> **Aim of the exercise**
Copy out all the lines exactly. Omit pictures.

##### Recorded data

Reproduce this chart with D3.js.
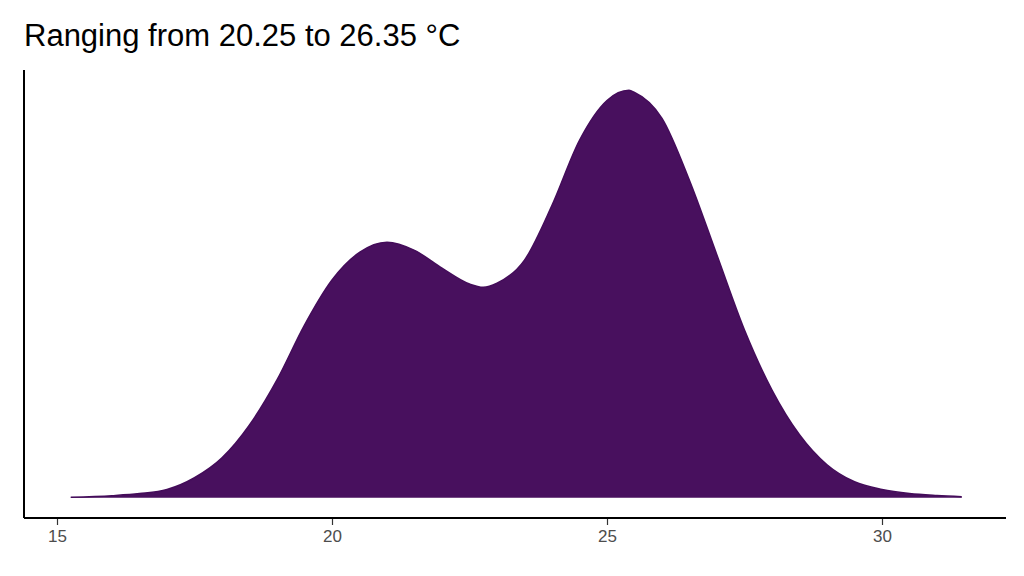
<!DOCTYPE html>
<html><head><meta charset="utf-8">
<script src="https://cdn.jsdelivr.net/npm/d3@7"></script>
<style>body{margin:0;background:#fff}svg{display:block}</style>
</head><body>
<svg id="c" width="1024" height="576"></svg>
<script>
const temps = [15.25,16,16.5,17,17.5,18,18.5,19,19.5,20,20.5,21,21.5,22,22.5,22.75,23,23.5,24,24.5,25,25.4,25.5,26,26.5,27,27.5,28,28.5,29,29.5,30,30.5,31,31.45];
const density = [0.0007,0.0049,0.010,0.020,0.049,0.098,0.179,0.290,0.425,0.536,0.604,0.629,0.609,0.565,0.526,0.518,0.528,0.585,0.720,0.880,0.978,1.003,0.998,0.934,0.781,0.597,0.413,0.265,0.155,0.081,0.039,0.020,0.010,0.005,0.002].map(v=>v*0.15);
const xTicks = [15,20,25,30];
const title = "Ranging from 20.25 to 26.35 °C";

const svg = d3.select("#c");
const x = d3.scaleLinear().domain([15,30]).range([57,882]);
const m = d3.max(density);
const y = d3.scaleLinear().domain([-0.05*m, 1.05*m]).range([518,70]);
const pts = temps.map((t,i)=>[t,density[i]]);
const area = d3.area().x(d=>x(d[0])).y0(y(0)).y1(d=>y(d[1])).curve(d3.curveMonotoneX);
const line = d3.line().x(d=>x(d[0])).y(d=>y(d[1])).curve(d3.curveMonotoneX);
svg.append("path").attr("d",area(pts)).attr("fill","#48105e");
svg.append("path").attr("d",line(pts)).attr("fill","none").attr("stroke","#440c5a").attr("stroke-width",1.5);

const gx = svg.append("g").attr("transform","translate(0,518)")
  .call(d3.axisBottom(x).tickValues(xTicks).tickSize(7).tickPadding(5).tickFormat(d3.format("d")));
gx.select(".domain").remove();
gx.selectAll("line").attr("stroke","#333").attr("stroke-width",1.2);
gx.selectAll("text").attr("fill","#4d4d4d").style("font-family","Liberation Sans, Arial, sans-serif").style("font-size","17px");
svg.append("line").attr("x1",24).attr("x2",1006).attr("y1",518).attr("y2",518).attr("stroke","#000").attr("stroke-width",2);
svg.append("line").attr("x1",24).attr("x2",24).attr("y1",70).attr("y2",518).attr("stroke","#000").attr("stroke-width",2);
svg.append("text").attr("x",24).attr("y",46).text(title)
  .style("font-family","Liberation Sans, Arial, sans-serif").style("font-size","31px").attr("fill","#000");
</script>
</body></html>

##########

> **Task solution**
Reproduce this chart with D3.js.
<!DOCTYPE html>
<html><head><meta charset="utf-8">
<script src="https://cdn.jsdelivr.net/npm/d3@7"></script>
<style>body{margin:0;background:#fff}svg{display:block}</style>
</head><body>
<svg id="c" width="1024" height="576"></svg>
<script>
const temps = [15.25,16,16.5,17,17.5,18,18.5,19,19.5,20,20.5,21,21.5,22,22.5,22.75,23,23.5,24,24.5,25,25.4,25.5,26,26.5,27,27.5,28,28.5,29,29.5,30,30.5,31,31.45];
const density = [0.0007,0.0049,0.010,0.020,0.049,0.098,0.179,0.290,0.425,0.536,0.604,0.629,0.609,0.565,0.526,0.518,0.528,0.585,0.720,0.880,0.978,1.003,0.998,0.934,0.781,0.597,0.413,0.265,0.155,0.081,0.039,0.020,0.010,0.005,0.002].map(v=>v*0.15);
const xTicks = [15,20,25,30];
const title = "Ranging from 20.25 to 26.35 °C";

const svg = d3.select("#c");
const x = d3.scaleLinear().domain([15,30]).range([57,882]);
const m = d3.max(density);
const y = d3.scaleLinear().domain([-0.05*m, 1.05*m]).range([518,70]);
const pts = temps.map((t,i)=>[t,density[i]]);
const area = d3.area().x(d=>x(d[0])).y0(y(0)).y1(d=>y(d[1])).curve(d3.curveMonotoneX);
const line = d3.line().x(d=>x(d[0])).y(d=>y(d[1])).curve(d3.curveMonotoneX);
svg.append("path").attr("d",area(pts)).attr("fill","#48105e");
svg.append("path").attr("d",line(pts)).attr("fill","none").attr("stroke","#440c5a").attr("stroke-width",1.5);

const gx = svg.append("g").attr("transform","translate(0,518)")
  .call(d3.axisBottom(x).tickValues(xTicks).tickSize(7).tickPadding(5).tickFormat(d3.format("d")));
gx.select(".domain").remove();
gx.selectAll("line").attr("stroke","#333").attr("stroke-width",1.2);
gx.selectAll("text").attr("fill","#4d4d4d").style("font-family","Liberation Sans, Arial, sans-serif").style("font-size","17px");
svg.append("line").attr("x1",24).attr("x2",1006).attr("y1",518).attr("y2",518).attr("stroke","#000").attr("stroke-width",2);
svg.append("line").attr("x1",24).attr("x2",24).attr("y1",70).attr("y2",518).attr("stroke","#000").attr("stroke-width",2);
svg.append("text").attr("x",24).attr("y",46).text(title)
  .style("font-family","Liberation Sans, Arial, sans-serif").style("font-size","31px").attr("fill","#000");
</script>
</body></html>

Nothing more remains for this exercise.